The Tabernacle of Christ (Part 1)


(The following is excerpted from my booklet, “The Consummation of All Things in Christ: Ephesians Chapters 1-4“)


“Instead, speaking the truth in love, we will in all things grow up into him who is the Head, that is Christ. From him the whole body, joined and held together by every supporting ligament, grows and builds itself up in love, as each part does its work” (Eph. 4:14-16).

Exodus chapters twenty-five through forty record the building of Moses’s tabernacle and provide wonderful illustrations of the body building itself up in love. When John says, “The Word became flesh and made his dwelling among us,” the phrase “made his dwelling” is literally, “pitched his tent,” or “tabernacled.” The Word tabernacled among us. When we then read, “We have seen his glory,” it isn’t hard to be transported to Exodus 40:34, when Moses finished the tabernacle: “Then the cloud covered the Tent of Meeting, and the glory of the LORD filled the tabernacle.” The connection is unmistakable, and John means for us to make it. The tabernacle of Moses, in which the Lord made His dwelling and manifested His glory, looked ahead to the tabernacle of God’s only Son, “who came from the Father, full of grace and truth” (John 1:14).

Through His death and resurrection, Jesus became a many membered tabernacle.   Hebrews says, “And we are his house, if we hold on to our courage and the hope of which we boast” (Heb. 3:6).   Looking at Exodus, we can gain insight into how we, as God’s tabernacle, are built up in love.

Willing Hearts

“The LORD said to Moses, ‘Tell the Israelites to bring me an offering. You are to receive the offering for me from each man whose heart prompts him to give.” (Ex. 25:1, 2).

The tabernacle of Moses was built entirely of things given. During the exodus, the Egyptians gave the Israelites many gifts, including silver and gold (Ex. 12:35, 36). Out of these riches God’s people gave materials, time, and abilities as their hearts were moved. Freely they received, freely they gave (Matt. 10:8).
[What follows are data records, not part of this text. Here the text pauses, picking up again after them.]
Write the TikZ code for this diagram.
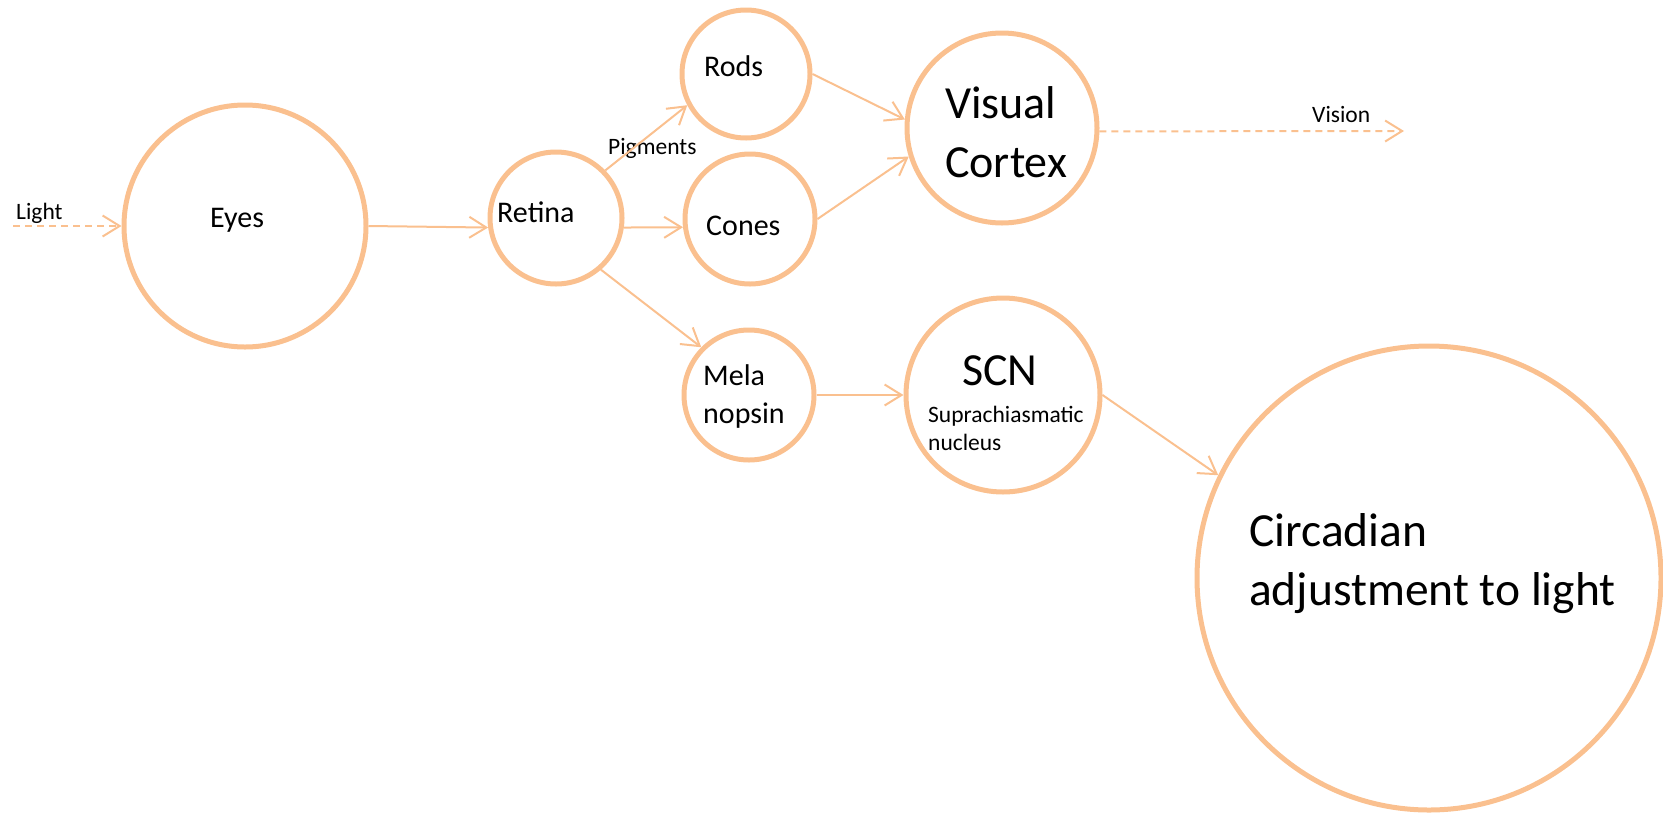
\documentclass[tikz,border=0pt]{standalone}
\usepackage{fontspec}
\setmainfont{Carlito}
\usetikzlibrary{arrows.meta}
\definecolor{peach}{RGB}{250,192,143}
\begin{document}
\begin{tikzpicture}[x=1pt,y=-1pt,
  ring/.style={circle, draw=peach, line width=5pt, inner sep=0pt},
  link/.style={draw=peach, line width=2pt, -{Straight Barb[length=17pt,width=21pt]}},
  dlink/.style={link, dash pattern=on 7pt off 5pt},
  txt/.style={inner sep=0pt, anchor=base west, text=black},
  fsmall/.style={font=\fontsize{23.5}{28}\selectfont},
  fmid/.style={font=\fontsize{30}{38}\selectfont},
  fbig/.style={font=\fontsize{46}{59}\selectfont},
  fhuge/.style={font=\fontsize{47.5}{59}\selectfont}]
\useasboundingbox (0,0) rectangle (1663,812);
% circles
\node[ring, minimum size=242pt] (eyes) at (245,226) {};
\node[ring, minimum size=132pt] (retina) at (556,218) {};
\node[ring, minimum size=128pt] (rods) at (746,74) {};
\node[ring, minimum size=130pt] (cones) at (750,219) {};
\node[ring, minimum size=130pt] (mela) at (749,395) {};
\node[ring, minimum size=190pt] (vc) at (1002,128) {};
\node[ring, minimum size=194pt] (scn) at (1003,395) {};
\node[ring, minimum size=464pt] (circ) at (1429,578) {};
% free ends
\coordinate (lightS) at (13,226);
\coordinate (visionE) at (1404,131);
% texts
\node[txt, fsmall] (tLight) at (16,219) {Light};
\node[txt, fmid] (tEyes) at (210,227) {Eyes};
\node[txt, fmid] (tRetina) at (497,222) {Retina};
\node[txt, fsmall] (tPig) at (608,154) {Pigments};
\node[txt, fmid] (tRods) at (704,76) {Rods};
\node[txt, fmid] (tCones) at (706,235) {Cones};
\node[txt, fbig] (tVis) at (945,118) {Visual};
\node[txt, fbig] (tCor) at (945,177) {Cortex};
\node[txt, fsmall] (tVision) at (1312,122) {Vision};
\node[txt, fmid] (tMela) at (703,385) {Mela};
\node[txt, fmid] (tNop) at (703,423) {nopsin};
\node[txt, fbig] (tSCN) at (962,385) {SCN};
\node[txt, fsmall] (tSup) at (928,422) {Suprachiasmatic};
\node[txt, fsmall] (tNuc) at (928,450) {nucleus};
\node[txt, fhuge] (tCirc) at (1249,546) {Circadian};
\node[txt, fhuge] (tAdj) at (1249,605) {adjustment to light};
% connectors
\draw[dlink] (lightS) -- (eyes.west);
\draw[link] (eyes.east) -- (retina.188);
\draw[link] (retina.44) -- (rods.208);
\draw[link] (retina.-8) -- (cones.187);
\draw[link] (retina.-49) -- (mela.135);
\draw[link] (rods.east) -- (vc.175);
\draw[link] (cones.east) -- (vc.197);
\draw[dlink] (vc.-2) -- (visionE);
\draw[link] (mela.east) -- (scn.west);
\draw[link] (scn.east) -- (circ.154);
\end{tikzpicture}
\end{document}
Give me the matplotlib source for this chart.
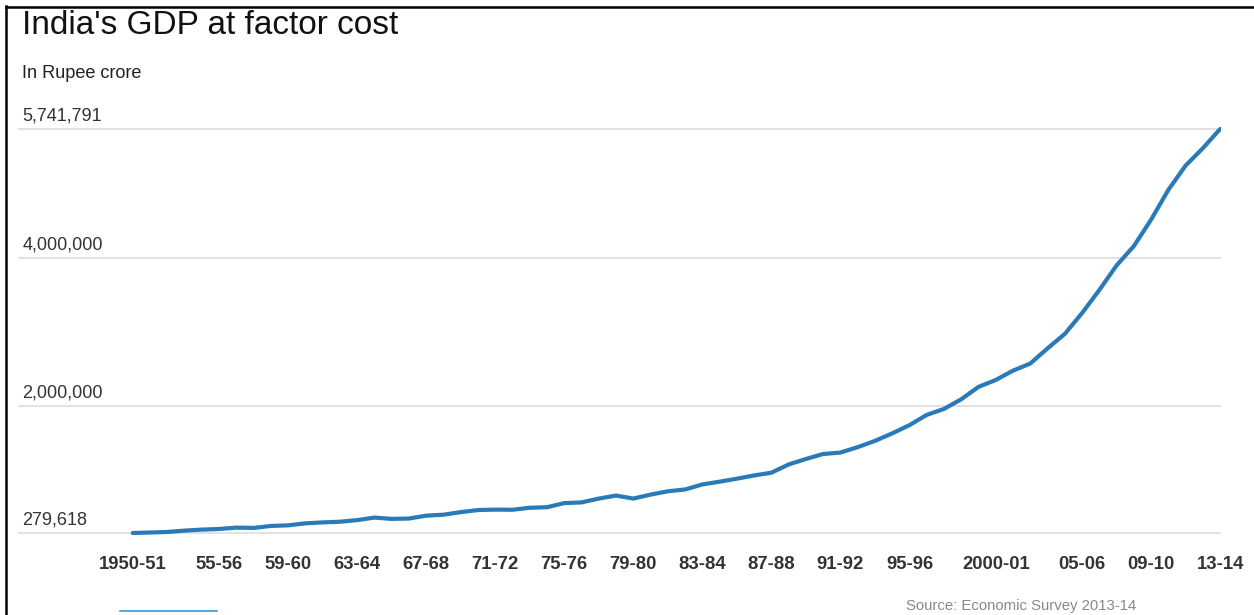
import matplotlib.pyplot as plt
from matplotlib.lines import Line2D

plt.rcParams['font.family'] = ['Liberation Sans', 'DejaVu Sans']

# GDP at factor cost, Rs crore, 1950-51 .. 2013-14
start_years = list(range(1950, 2014))
gdp = [
    279618, 286147, 293426, 311965, 325431, 333766, 352766, 348500, 374948, 383153,
    410279, 423011, 431960, 453829, 488247, 470402, 475190, 513860, 527270, 561630,
    589787, 595741, 593843, 620872, 628079, 683936, 693191, 744972, 785965, 745083,
    798506, 843426, 868092, 936270, 973357, 1013866, 1057612, 1094993, 1206243, 1280228,
    1347889, 1367171, 1440504, 1524932, 1626271, 1737741, 1876319, 1957032, 2087828, 2254942,
    2348481, 2474962, 2570935, 2775749, 2971464, 3253073, 3564364, 3896636, 4158676, 4516071,
    4918533, 5247530, 5482111, 5741791,
]
tick_years = [1950, 1955, 1959, 1963, 1967, 1971, 1975, 1979, 1983, 1987,
              1991, 1995, 2000, 2005, 2009, 2013]
tick_labels = ["1950-51", "55-56", "59-60", "63-64", "67-68", "71-72", "75-76", "79-80",
               "83-84", "87-88", "91-92", "95-96", "2000-01", "05-06", "09-10", "13-14"]
y_ticks = [279618, 2000000, 4000000, 5741791]
y_tick_labels = ["279,618", "2,000,000", "4,000,000", "5,741,791"]

fig = plt.figure(figsize=(12.54, 6.15), dpi=100)
ax = fig.add_axes([18 / 1254, 1 - 540 / 615, (1221 - 18) / 1254, 420 / 615])

x = list(range(len(gdp)))
ax.plot(x, gdp, color="#2a7ab8", linewidth=3.0, solid_capstyle="round",
        solid_joinstyle="round", zorder=3)

ax.set_xlim(-6.65, 63.05)
ax.set_ylim(184978, 5863378)

# gridlines only at the labelled values
ax.set_yticks(y_ticks)
ax.set_yticklabels([])
ax.tick_params(axis="y", length=0)
ax.grid(axis="y", color="#dddddd", linewidth=1.2)
ax.set_axisbelow(True)

for v, lab in zip(y_ticks, y_tick_labels):
    ax.annotate(lab, xy=(0, v), xycoords=("axes fraction", "data"),
                xytext=(3, 6), textcoords="offset points",
                ha="left", va="baseline", fontsize=13, color="#333333")

ax.set_xticks([start_years.index(y) for y in tick_years])
ax.set_xticklabels(tick_labels, fontsize=13.3, fontweight="bold", color="#333333")
ax.tick_params(axis="x", length=0, pad=11.5)

for s in ax.spines.values():
    s.set_visible(False)

fig.text(22 / 1254, 1 - 34 / 615, "India's GDP at factor cost", fontsize=24,
         color="#111111", ha="left", va="baseline")
fig.text(22 / 1254, 1 - 78 / 615, "In Rupee crore", fontsize=13.1,
         color="#222222", ha="left", va="baseline")
fig.text(1136 / 1254, 1 - 610 / 615, "Source: Economic Survey 2013-14", fontsize=10.7,
         color="#888888", ha="right", va="baseline")

# frame edges of the screenshot and the stray link underline
fig.add_artist(Line2D([6 / 1254, 6 / 1254], [0, 1 - 6 / 615], transform=fig.transFigure,
                      color="black", linewidth=1.8))
fig.add_artist(Line2D([6 / 1254, 1], [1 - 7 / 615, 1 - 7 / 615], transform=fig.transFigure,
                      color="black", linewidth=1.8))
fig.add_artist(Line2D([120 / 1254, 217 / 1254], [1 - 611 / 615, 1 - 611 / 615],
                      transform=fig.transFigure, color="#3399dd", linewidth=1.2))

fig.savefig("out.png", dpi=100)
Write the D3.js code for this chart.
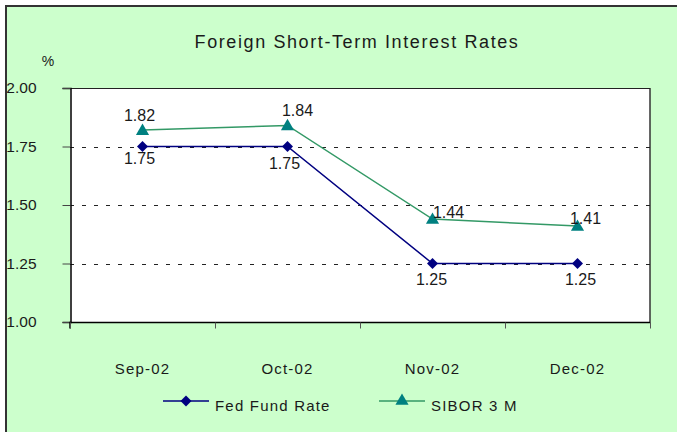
<!DOCTYPE html>
<html>
<head>
<meta charset="utf-8">
<script src="https://cdn.jsdelivr.net/npm/d3@7/dist/d3.min.js"></script>
<style>
  html, body { margin: 0; padding: 0; background: #ffffff; }
  svg { display: block; }
  text { font-family: "Liberation Sans", Arial, sans-serif; fill: #1a1a1a; }
</style>
</head>
<body>
<svg id="chart" width="677" height="432"></svg>
<script>
// ---- data ----
const categories = ["Sep-02", "Oct-02", "Nov-02", "Dec-02"];
const fedFundRate = [1.75, 1.75, 1.25, 1.25];
const sibor3M = [1.82, 1.84, 1.44, 1.41];
const yTicks = [1.00, 1.25, 1.50, 1.75, 2.00];
const seriesNames = ["Fed Fund Rate", "SIBOR 3 M"];
const title = "Foreign Short-Term Interest Rates";
const unitLabel = "%";

// ---- layout ----
const W = 677, H = 432;
const plot = { left: 70, right: 650, top: 88, bottom: 322 };
const fedColor = "#000080", sibLine = "#339966", sibMarker = "#008080";

const svg = d3.select("#chart");

// background + frame
svg.append("rect").attr("x", 5).attr("y", 5).attr("width", W - 5).attr("height", H - 5).attr("fill", "#ccffcc");
svg.append("line").attr("x1", 5).attr("x2", W).attr("y1", 6).attr("y2", 6).attr("stroke", "#333").attr("stroke-width", 2);
svg.append("line").attr("x1", 6).attr("x2", 6).attr("y1", 5).attr("y2", H).attr("stroke", "#333").attr("stroke-width", 2);

// plot area
svg.append("rect").attr("x", plot.left).attr("y", plot.top)
  .attr("width", plot.right - plot.left).attr("height", plot.bottom - plot.top)
  .attr("fill", "#ffffff");
svg.append("line").attr("x1", plot.right).attr("x2", plot.right).attr("y1", plot.top).attr("y2", plot.bottom + 1)
  .attr("stroke", "#333").attr("stroke-width", 1.5);

const x = d3.scaleBand().domain(categories).range([plot.left, plot.right]).padding(0);
const y = d3.scaleLinear().domain([1, 2]).range([plot.bottom, plot.top]);
const cx = d => x(d) + x.bandwidth() / 2;

// gridlines
svg.append("g").selectAll("line").data(yTicks.filter(t => t > 1))
  .join("line")
  .attr("x1", plot.left).attr("x2", plot.right)
  .attr("y1", d => Math.round(y(d)) + 0.5).attr("y2", d => Math.round(y(d)) + 0.5)
  .attr("stroke", "#222").attr("stroke-width", 1)
  .attr("stroke-dasharray", d => d === 2 ? null : "4,8");

// y axis
const yAxis = d3.axisLeft(y).tickValues(yTicks).tickFormat(d3.format(".2f")).tickSize(8).tickPadding(26);
const gy = svg.append("g").attr("transform", `translate(${plot.left + 0.5},0)`).call(yAxis);
gy.select(".domain").attr("stroke", "#000").attr("stroke-width", 1.5);
gy.selectAll(".tick line").attr("stroke", "#444");
gy.selectAll(".tick text").attr("font-size", 15.5).attr("font-family", "Liberation Sans, Arial, sans-serif").attr("fill", "#1a1a1a");

// x axis
const xAxis = d3.axisBottom(x).tickSize(6).tickPadding(0).tickFormat(() => "");
const gx = svg.append("g").attr("transform", `translate(0,${plot.bottom + 0.5})`).call(xAxis);
gx.select(".domain").attr("stroke", "#000").attr("stroke-width", 1.5).attr("d", `M${plot.left},6V0H${plot.right}`);
gx.selectAll(".tick").remove();
// category boundary ticks
const bounds = categories.map(c => x(c)).concat([plot.right]);
gx.selectAll("line.bt").data(bounds).join("line").attr("class", "bt")
  .attr("x1", d => d + 0.5).attr("x2", d => d + 0.5).attr("y1", 0).attr("y2", 6).attr("stroke", "#555");
// category labels
svg.append("g").selectAll("text").data(categories).join("text")
  .attr("x", d => cx(d)).attr("y", 374).attr("text-anchor", "middle")
  .attr("font-size", 15).style("letter-spacing", "1.2px").text(d => d);

// title + unit
svg.append("text").attr("x", 357).attr("y", 48).attr("text-anchor", "middle")
  .attr("font-size", 18).style("letter-spacing", "1.6px").text(title);
svg.append("text").attr("x", 48).attr("y", 66).attr("text-anchor", "middle")
  .attr("font-size", 14).text(unitLabel);

// lines
const line = d3.line().x((d, i) => cx(categories[i])).y(d => y(d));
svg.append("path").datum(sibor3M).attr("d", line).attr("fill", "none").attr("stroke", sibLine).attr("stroke-width", 1.5);
svg.append("path").datum(fedFundRate).attr("d", line).attr("fill", "none").attr("stroke", fedColor).attr("stroke-width", 1.5);

const tri = d3.symbol().type(d3.symbolTriangle).size(75)();
const dia = d3.symbol().type(d3.symbolSquare).size(60)();

svg.append("g").selectAll("path").data(sibor3M).join("path")
  .attr("d", tri).attr("fill", sibMarker)
  .attr("transform", (d, i) => `translate(${cx(categories[i])},${y(d) + 1})`);
svg.append("g").selectAll("path").data(fedFundRate).join("path")
  .attr("d", dia).attr("fill", fedColor)
  .attr("transform", (d, i) => `translate(${cx(categories[i])},${y(d)}) rotate(45)`);

// value labels (offsets relative to points)
const sibOff = [[-3, -9], [10, -9], [16, -1], [8, -2]];
const fedOff = [[-3, 17], [-3, 22], [-1, 21], [3, 21]];
svg.append("g").selectAll("text").data(sibor3M).join("text")
  .attr("x", (d, i) => cx(categories[i]) + sibOff[i][0]).attr("y", (d, i) => y(d) + sibOff[i][1])
  .attr("text-anchor", "middle").attr("font-size", 16).attr("fill", "#333").text(d => d.toFixed(2));
svg.append("g").selectAll("text").data(fedFundRate).join("text")
  .attr("x", (d, i) => cx(categories[i]) + fedOff[i][0]).attr("y", (d, i) => y(d) + fedOff[i][1])
  .attr("text-anchor", "middle").attr("font-size", 16).attr("fill", "#333").text(d => d.toFixed(2));

// legend
const legend = svg.append("g");
const legItems = [
  { name: seriesNames[0], x0: 163, color: fedColor, marker: "diamond" },
  { name: seriesNames[1], x0: 379, color: sibLine, marker: "tri" }
];
legItems.forEach(it => {
  const g = legend.append("g");
  g.append("line").attr("x1", it.x0).attr("x2", it.x0 + 46).attr("y1", 401).attr("y2", 401)
    .attr("stroke", it.color).attr("stroke-width", 1.5);
  if (it.marker === "diamond") {
    g.append("path").attr("d", dia).attr("fill", fedColor)
      .attr("transform", `translate(${it.x0 + 23},401) rotate(45)`);
  } else {
    g.append("path").attr("d", tri).attr("fill", sibMarker).attr("transform", `translate(${it.x0 + 23},401)`);
  }
  g.append("text").attr("x", it.x0 + 52).attr("y", 411).attr("font-size", 15)
    .style("letter-spacing", "1.2px").text(it.name);
});
</script>
</body>
</html>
We will only be built into the tabernacle God desires as we willingly sacrifice who we are and what we have. “Each man should give what he has decided in his heart to give, not reluctantly or under compulsion, for God loves a cheerful giver” (2 Cor. 9:7).   The life laid down freely to the Lord is the kingdom’s greatest and only resource.

The Right Materials

“These are the offerings you are to receive from them: gold, silver and bronze; blue, purple and scarlet yarn and fine linen; goat hair; ram skins dyed red and hides of sea cows; acacia wood; olive oil for the light; spices for the anointing oil and for the fragrant incense; and onyx stones and other gems to be mounted on the ephod and breastpiece” (Ex. 25:3).

There is not time to examine each item in the above scripture. Suffice it to say that each speaks of Christ in some way.   Gold shows His incorruptible nature.   Silver—associated with redemption throughout the Old Testament—looks ahead to the cost of Christ’s death (Ex. 30:12, 13; Lev. 27). Scarlet yarn is the blood Jesus shed for us; oil is the Spirit of God anointing Him (Acts 10:38). Everyone who has Jesus has something to give.  We must build with Him or we will not be building His tabernacle:

“But each one should be careful how he builds. For no one can lay any foundation other than the one already laid, which is Jesus Christ. If any man builds on this foundation using gold, silver, costly stones, wood, hay or straw, his work will be shown for what it is, because the Day will bring it to light. […] Don’t you know that you yourselves are God’s temple and that God’s Spirit lives in you? If anyone destroys God’s temple, God will destroy him” (1 Cor. 3:10, 11, 16, 17).